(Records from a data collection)
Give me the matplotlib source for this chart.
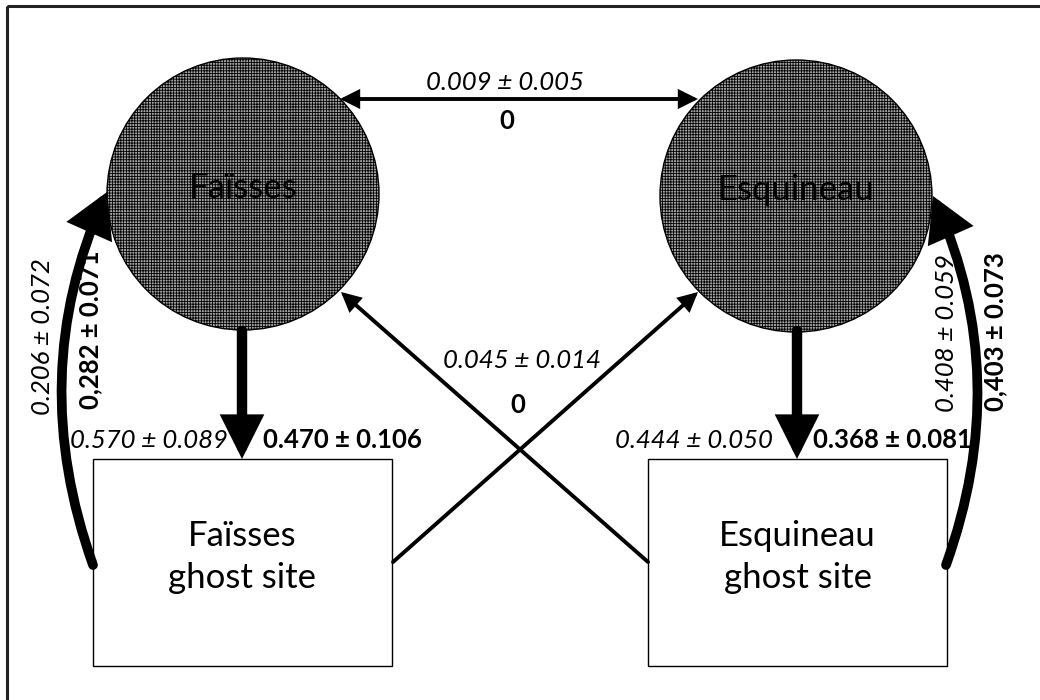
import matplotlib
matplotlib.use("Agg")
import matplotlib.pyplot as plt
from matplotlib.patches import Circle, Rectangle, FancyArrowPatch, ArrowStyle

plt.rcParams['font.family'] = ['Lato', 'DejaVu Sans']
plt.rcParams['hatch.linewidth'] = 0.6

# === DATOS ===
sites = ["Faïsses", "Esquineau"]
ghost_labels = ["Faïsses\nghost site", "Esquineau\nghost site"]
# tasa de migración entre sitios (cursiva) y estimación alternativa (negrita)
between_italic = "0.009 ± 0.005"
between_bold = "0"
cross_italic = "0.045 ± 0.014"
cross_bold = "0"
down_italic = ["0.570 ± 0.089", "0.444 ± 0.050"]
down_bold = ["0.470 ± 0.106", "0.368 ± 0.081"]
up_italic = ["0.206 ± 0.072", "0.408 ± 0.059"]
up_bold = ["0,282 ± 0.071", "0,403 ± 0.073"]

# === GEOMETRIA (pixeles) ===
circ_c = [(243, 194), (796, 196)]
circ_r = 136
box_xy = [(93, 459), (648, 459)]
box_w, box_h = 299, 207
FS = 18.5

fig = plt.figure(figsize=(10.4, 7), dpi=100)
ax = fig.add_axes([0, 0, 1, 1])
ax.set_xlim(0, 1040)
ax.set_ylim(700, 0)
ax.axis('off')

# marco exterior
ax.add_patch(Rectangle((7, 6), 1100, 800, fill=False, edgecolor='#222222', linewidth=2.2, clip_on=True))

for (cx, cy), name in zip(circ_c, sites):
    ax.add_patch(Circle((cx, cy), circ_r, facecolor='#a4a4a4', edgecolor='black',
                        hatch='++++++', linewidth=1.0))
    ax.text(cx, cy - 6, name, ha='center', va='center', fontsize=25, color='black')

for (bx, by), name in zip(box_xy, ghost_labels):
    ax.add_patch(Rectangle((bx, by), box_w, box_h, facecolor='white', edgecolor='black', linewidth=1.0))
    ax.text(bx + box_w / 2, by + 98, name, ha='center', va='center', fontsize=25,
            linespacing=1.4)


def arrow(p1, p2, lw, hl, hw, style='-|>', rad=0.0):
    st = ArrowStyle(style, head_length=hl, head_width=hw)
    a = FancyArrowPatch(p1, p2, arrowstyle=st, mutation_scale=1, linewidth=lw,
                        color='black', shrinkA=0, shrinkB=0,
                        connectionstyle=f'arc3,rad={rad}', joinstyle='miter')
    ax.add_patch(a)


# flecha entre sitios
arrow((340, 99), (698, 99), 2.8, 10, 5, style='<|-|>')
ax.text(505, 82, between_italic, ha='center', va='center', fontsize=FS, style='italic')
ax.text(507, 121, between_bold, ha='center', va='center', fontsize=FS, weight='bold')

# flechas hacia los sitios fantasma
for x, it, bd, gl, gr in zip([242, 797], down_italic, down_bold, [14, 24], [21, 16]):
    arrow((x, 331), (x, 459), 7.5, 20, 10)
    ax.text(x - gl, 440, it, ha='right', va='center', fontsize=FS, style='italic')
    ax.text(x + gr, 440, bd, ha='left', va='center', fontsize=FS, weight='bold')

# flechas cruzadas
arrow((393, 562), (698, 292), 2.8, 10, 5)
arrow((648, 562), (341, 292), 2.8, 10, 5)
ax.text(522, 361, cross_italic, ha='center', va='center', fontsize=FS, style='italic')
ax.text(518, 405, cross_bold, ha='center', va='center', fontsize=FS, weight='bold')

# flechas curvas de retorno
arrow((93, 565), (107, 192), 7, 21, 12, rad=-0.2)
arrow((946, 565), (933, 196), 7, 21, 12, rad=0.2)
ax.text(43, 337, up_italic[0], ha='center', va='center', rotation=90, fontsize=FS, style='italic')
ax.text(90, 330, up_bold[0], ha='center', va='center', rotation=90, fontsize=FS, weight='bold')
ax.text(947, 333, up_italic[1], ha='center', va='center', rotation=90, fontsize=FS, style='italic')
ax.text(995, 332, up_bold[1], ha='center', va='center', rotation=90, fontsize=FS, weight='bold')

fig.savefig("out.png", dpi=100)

---

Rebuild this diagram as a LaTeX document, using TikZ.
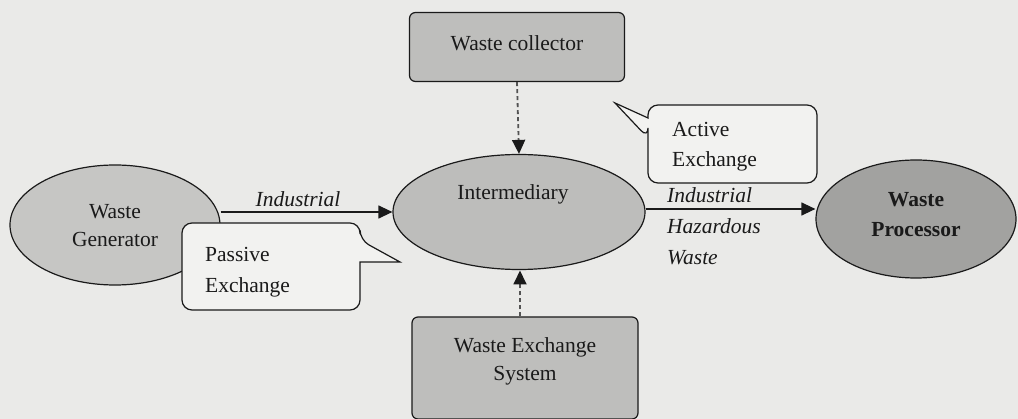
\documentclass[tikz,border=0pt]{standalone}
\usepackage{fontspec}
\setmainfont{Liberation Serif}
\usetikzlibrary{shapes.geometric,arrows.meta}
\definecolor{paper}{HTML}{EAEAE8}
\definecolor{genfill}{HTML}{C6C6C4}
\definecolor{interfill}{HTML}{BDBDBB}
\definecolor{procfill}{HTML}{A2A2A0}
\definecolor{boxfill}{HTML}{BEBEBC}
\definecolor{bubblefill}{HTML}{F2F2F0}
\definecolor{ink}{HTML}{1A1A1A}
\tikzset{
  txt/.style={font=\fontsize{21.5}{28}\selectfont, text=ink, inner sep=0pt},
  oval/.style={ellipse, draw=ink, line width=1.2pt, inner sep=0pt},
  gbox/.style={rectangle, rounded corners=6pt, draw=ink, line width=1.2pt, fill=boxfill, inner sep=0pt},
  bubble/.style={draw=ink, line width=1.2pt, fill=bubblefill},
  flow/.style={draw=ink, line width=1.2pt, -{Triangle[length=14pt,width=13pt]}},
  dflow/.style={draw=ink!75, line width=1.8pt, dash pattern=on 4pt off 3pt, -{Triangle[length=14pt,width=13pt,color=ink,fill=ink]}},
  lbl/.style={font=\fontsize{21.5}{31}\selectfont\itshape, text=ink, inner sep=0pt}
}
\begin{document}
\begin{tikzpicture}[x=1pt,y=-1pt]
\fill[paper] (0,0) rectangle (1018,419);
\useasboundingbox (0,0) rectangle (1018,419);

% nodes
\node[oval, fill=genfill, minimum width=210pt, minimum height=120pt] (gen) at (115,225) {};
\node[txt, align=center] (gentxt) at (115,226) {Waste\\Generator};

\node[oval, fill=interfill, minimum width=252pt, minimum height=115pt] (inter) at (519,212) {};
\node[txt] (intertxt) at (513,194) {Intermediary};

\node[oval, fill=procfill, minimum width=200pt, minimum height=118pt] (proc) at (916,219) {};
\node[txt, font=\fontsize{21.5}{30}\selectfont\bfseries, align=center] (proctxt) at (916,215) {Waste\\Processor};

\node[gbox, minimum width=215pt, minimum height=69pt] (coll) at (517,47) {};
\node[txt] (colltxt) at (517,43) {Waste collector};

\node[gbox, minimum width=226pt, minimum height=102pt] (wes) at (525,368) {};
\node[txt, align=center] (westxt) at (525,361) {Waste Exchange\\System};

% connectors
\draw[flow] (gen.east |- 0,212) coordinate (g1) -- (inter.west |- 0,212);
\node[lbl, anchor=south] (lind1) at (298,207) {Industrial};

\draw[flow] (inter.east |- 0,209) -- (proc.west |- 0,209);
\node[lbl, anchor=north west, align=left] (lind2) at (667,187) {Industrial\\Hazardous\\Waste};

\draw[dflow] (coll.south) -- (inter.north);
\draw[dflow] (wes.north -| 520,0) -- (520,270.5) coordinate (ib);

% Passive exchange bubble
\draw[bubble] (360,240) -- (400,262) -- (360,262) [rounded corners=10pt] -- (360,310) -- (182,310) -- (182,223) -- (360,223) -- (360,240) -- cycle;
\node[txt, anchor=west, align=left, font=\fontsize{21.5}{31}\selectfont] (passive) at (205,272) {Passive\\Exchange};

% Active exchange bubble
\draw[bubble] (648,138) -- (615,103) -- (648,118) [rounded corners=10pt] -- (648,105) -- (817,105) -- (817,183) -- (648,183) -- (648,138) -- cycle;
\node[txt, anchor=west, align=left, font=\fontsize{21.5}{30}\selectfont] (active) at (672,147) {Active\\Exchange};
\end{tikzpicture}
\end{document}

Problem:
Begin at the line that has "Rebuild this diagram", stop after the line that has "(intertxt) at (513,194)", and reproduce every line between them exactly and nothing else. Pictures stay out of the copy.

Output below:
Rebuild this diagram as a LaTeX document, using TikZ.
\documentclass[tikz,border=0pt]{standalone}
\usepackage{fontspec}
\setmainfont{Liberation Serif}
\usetikzlibrary{shapes.geometric,arrows.meta}
\definecolor{paper}{HTML}{EAEAE8}
\definecolor{genfill}{HTML}{C6C6C4}
\definecolor{interfill}{HTML}{BDBDBB}
\definecolor{procfill}{HTML}{A2A2A0}
\definecolor{boxfill}{HTML}{BEBEBC}
\definecolor{bubblefill}{HTML}{F2F2F0}
\definecolor{ink}{HTML}{1A1A1A}
\tikzset{
  txt/.style={font=\fontsize{21.5}{28}\selectfont, text=ink, inner sep=0pt},
  oval/.style={ellipse, draw=ink, line width=1.2pt, inner sep=0pt},
  gbox/.style={rectangle, rounded corners=6pt, draw=ink, line width=1.2pt, fill=boxfill, inner sep=0pt},
  bubble/.style={draw=ink, line width=1.2pt, fill=bubblefill},
  flow/.style={draw=ink, line width=1.2pt, -{Triangle[length=14pt,width=13pt]}},
  dflow/.style={draw=ink!75, line width=1.8pt, dash pattern=on 4pt off 3pt, -{Triangle[length=14pt,width=13pt,color=ink,fill=ink]}},
  lbl/.style={font=\fontsize{21.5}{31}\selectfont\itshape, text=ink, inner sep=0pt}
}
\begin{document}
\begin{tikzpicture}[x=1pt,y=-1pt]
\fill[paper] (0,0) rectangle (1018,419);
\useasboundingbox (0,0) rectangle (1018,419);

% nodes
\node[oval, fill=genfill, minimum width=210pt, minimum height=120pt] (gen) at (115,225) {};
\node[txt, align=center] (gentxt) at (115,226) {Waste\\Generator};

\node[oval, fill=interfill, minimum width=252pt, minimum height=115pt] (inter) at (519,212) {};
\node[txt] (intertxt) at (513,194) {Intermediary};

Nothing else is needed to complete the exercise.